>> begin

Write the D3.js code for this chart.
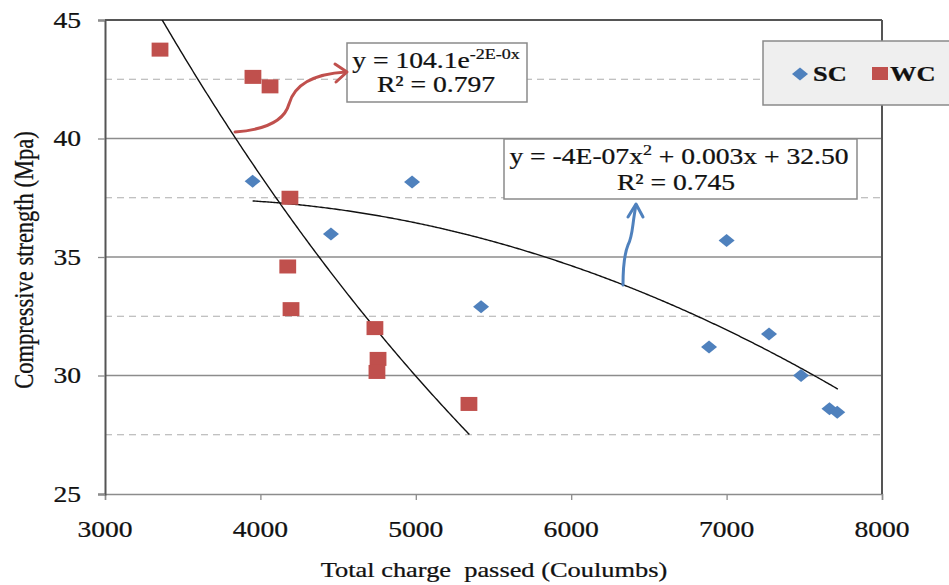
<!DOCTYPE html>
<html><head><meta charset="utf-8">
<script src="https://cdn.jsdelivr.net/npm/d3@7"></script>
<style>
body{margin:0;background:#fff;}
text{font-family:"Liberation Serif","Times New Roman",serif;fill:#111;stroke:#111;stroke-width:0.25px;white-space:pre;}
</style></head>
<body><svg id="chart" width="949" height="585"></svg>
<script>
// ---- data ----
const scX = [3950, 4976, 4454, 5420, 6887, 7000, 7273, 7479, 7662, 7712];
const scY = [38.2, 38.16, 35.97, 32.9, 31.2, 35.7, 31.75, 30.0, 28.6, 28.45];
const wcX = [3354, 3952, 4062, 4190, 4176, 4197, 4737, 4757, 4750, 5342];
const wcY = [43.75, 42.6, 42.2, 37.5, 34.6, 32.8, 32.0, 30.7, 30.15, 28.8];
const xTicks = [3000, 4000, 5000, 6000, 7000, 8000];
const yTicks = [25, 30, 35, 40, 45];
const yDashed = [27.5, 32.5, 37.5, 42.5];
const seriesNames = ["SC", "WC"];
const seriesColors = ["#4F81BD", "#C0504D"];
// trend line coefficients (as drawn)
const expA = 104.1, expB = 2.49e-4;          // WC: y = a e^{-bx}
const polyA = -4.518e-7, polyB = 0.003163, polyC = 31.92; // SC: quadratic

const SX = 1.2; // horizontal text stretch
const svg = d3.select("#chart");
const L = 105, R = 882, T = 20, B = 494;
const x = d3.scaleLinear().domain([3000, 8000]).range([L, R]);
const y = d3.scaleLinear().domain([25, 45]).range([B, T]);

function txt(g, px, py, s, opts = {}) {
  const t = g.append("text")
    .attr("transform", `translate(${px},${py}) scale(${SX},1)` + (opts.rot ? ` rotate(${opts.rot})` : ""))
    .attr("text-anchor", opts.anchor || "start")
    .attr("font-size", opts.size || 23)
    .attr("xml:space", "preserve")
    .text(s);
  if (opts.weight) t.attr("font-weight", opts.weight);
  if (opts.dy) t.attr("dy", opts.dy);
  return t;
}

// grid
svg.append("g").selectAll("line.d").data(yDashed).join("line")
  .attr("x1", L).attr("x2", R).attr("y1", d => y(d)).attr("y2", d => y(d))
  .attr("stroke", "#adadad").attr("stroke-width", 1.2).attr("stroke-dasharray", "7,5");
svg.append("g").selectAll("line.s").data(yTicks.filter(d => d > 25 && d < 45)).join("line")
  .attr("x1", L).attr("x2", R).attr("y1", d => y(d)).attr("y2", d => y(d))
  .attr("stroke", "#8c8c8c").attr("stroke-width", 1.3);

// axes
const xAxis = svg.append("g").attr("transform", `translate(0,${B})`)
  .call(d3.axisBottom(x).tickValues(xTicks).tickSize(6).tickFormat(""));
xAxis.select(".domain").attr("stroke", "#8c8c8c").attr("stroke-width", 1.5);
xAxis.selectAll(".tick line").attr("stroke", "#8c8c8c").attr("stroke-width", 1.3);
const yAxis = svg.append("g").attr("transform", `translate(${L},0)`)
  .call(d3.axisLeft(y).tickValues(yTicks).tickSize(7).tickFormat(""));
yAxis.select(".domain").attr("stroke", "#555").attr("stroke-width", 2);
yAxis.selectAll(".tick line").attr("stroke", "#8c8c8c").attr("stroke-width", 1.3);
// top & right border
svg.append("line").attr("x1", L).attr("x2", R).attr("y1", T).attr("y2", T).attr("stroke", "#555").attr("stroke-width", 2);
svg.append("line").attr("x1", R).attr("x2", R).attr("y1", T).attr("y2", B).attr("stroke", "#555").attr("stroke-width", 2);

// tick labels
const tl = svg.append("g");
xTicks.forEach(v => txt(tl, x(v), 537, String(v), {anchor: "middle"}));
yTicks.forEach(v => txt(tl, 81, y(v), String(v), {anchor: "end", dy: "0.34em"}));

// axis titles
txt(svg, 494, 577, "Total charge  passed (Coulumbs)", {anchor: "middle", size: 22});
txt(svg, 33, 260, "Compressive strength (Mpa)", {anchor: "middle", rot: -90, size: 22.5});

// clip
svg.append("clipPath").attr("id", "pc").append("rect").attr("x", L).attr("y", T).attr("width", R - L).attr("height", B - T);

// trend lines
const line = d3.line().x(d => x(d[0])).y(d => y(d[1]));
const expPts = d3.range(3355, 5351, 10).map(v => [v, expA * Math.exp(-expB * v)]);
svg.append("path").attr("clip-path", "url(#pc)").attr("d", line(expPts))
  .attr("fill", "none").attr("stroke", "#111").attr("stroke-width", 1.4);
const polyPts = d3.range(3950, 7717, 10).concat([7716]).map(v => [v, polyA * v * v + polyB * v + polyC]);
svg.append("path").attr("d", line(polyPts))
  .attr("fill", "none").attr("stroke", "#111").attr("stroke-width", 1.4);

// markers
const sc = scX.map((v, i) => [v, scY[i]]);
const wc = wcX.map((v, i) => [v, wcY[i]]);
svg.append("g").selectAll("rect").data(wc).join("rect")
  .attr("x", d => x(d[0]) - 8.4).attr("y", d => y(d[1]) - 7)
  .attr("width", 16.8).attr("height", 14).attr("fill", seriesColors[1]);
svg.append("g").selectAll("path").data(sc).join("path")
  .attr("d", d => { const cx = x(d[0]), cy = y(d[1]); return `M${cx - 8},${cy}L${cx},${cy - 6.5}L${cx + 8},${cy}L${cx},${cy + 6.5}Z`; })
  .attr("fill", seriesColors[0]);

// equation boxes
const b1 = svg.append("g");
b1.append("rect").attr("x", 347).attr("y", 43).attr("width", 180).attr("height", 59)
  .attr("fill", "#fff").attr("stroke", "#8a8a8a").attr("stroke-width", 1.5);
const t1 = txt(b1, 436, 68, "y = 104.1e", {anchor: "middle"});
t1.append("tspan").attr("font-size", 15).attr("dy", -9).text("-2E-0x");
txt(b1, 436, 92, "R² = 0.797", {anchor: "middle"});

const b2 = svg.append("g");
b2.append("rect").attr("x", 504).attr("y", 139).attr("width", 353).attr("height", 60)
  .attr("fill", "#fff").attr("stroke", "#8a8a8a").attr("stroke-width", 1.5);
const t2 = txt(b2, 679, 164, "y = -4E-07x", {anchor: "middle"});
t2.append("tspan").attr("font-size", 15).attr("dy", -9).text("2");
t2.append("tspan").attr("dy", 9).text(" + 0.003x + 32.50");
txt(b2, 676, 190, "R² = 0.745", {anchor: "middle"});

// arrows
svg.append("path").attr("d", "M235,132 C262,130 284,122 289,104 C294,86 312,74 346,72")
  .attr("fill", "none").attr("stroke", seriesColors[1]).attr("stroke-width", 3).attr("stroke-linecap", "round");
svg.append("path").attr("d", "M335,64 L347,72 L336,82")
  .attr("fill", "none").attr("stroke", seriesColors[1]).attr("stroke-width", 3).attr("stroke-linecap", "round").attr("stroke-linejoin", "round");
svg.append("path").attr("d", "M623,285 C623,268 624,255 628,245 C633,236 632,225 636,205")
  .attr("fill", "none").attr("stroke", seriesColors[0]).attr("stroke-width", 3).attr("stroke-linecap", "round");
svg.append("path").attr("d", "M628,217 L636,204 L643,217")
  .attr("fill", "none").attr("stroke", seriesColors[0]).attr("stroke-width", 3).attr("stroke-linecap", "round").attr("stroke-linejoin", "round");

// legend
const lg = svg.append("g");
lg.append("rect").attr("x", 763).attr("y", 41).attr("width", 200).attr("height", 64)
  .attr("fill", "#efefef").attr("stroke", "#8a8a8a").attr("stroke-width", 1.5);
lg.append("path").attr("d", "M792,74L800,67.5L808,74L800,80.5Z").attr("fill", seriesColors[0]);
txt(lg, 813, 81, seriesNames[0], {weight: "bold", size: 22});
lg.append("rect").attr("x", 872).attr("y", 67).attr("width", 16).attr("height", 13).attr("fill", seriesColors[1]);
txt(lg, 890, 81, seriesNames[1], {weight: "bold", size: 22});
</script></body></html>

>> end

*WHAT THE TASK ASKS*
Extract, from the material above, each line holding the word "chart".

*FINISHED TASK*
Write the D3.js code for this chart.
<body><svg id="chart" width="949" height="585"></svg>
const svg = d3.select("#chart");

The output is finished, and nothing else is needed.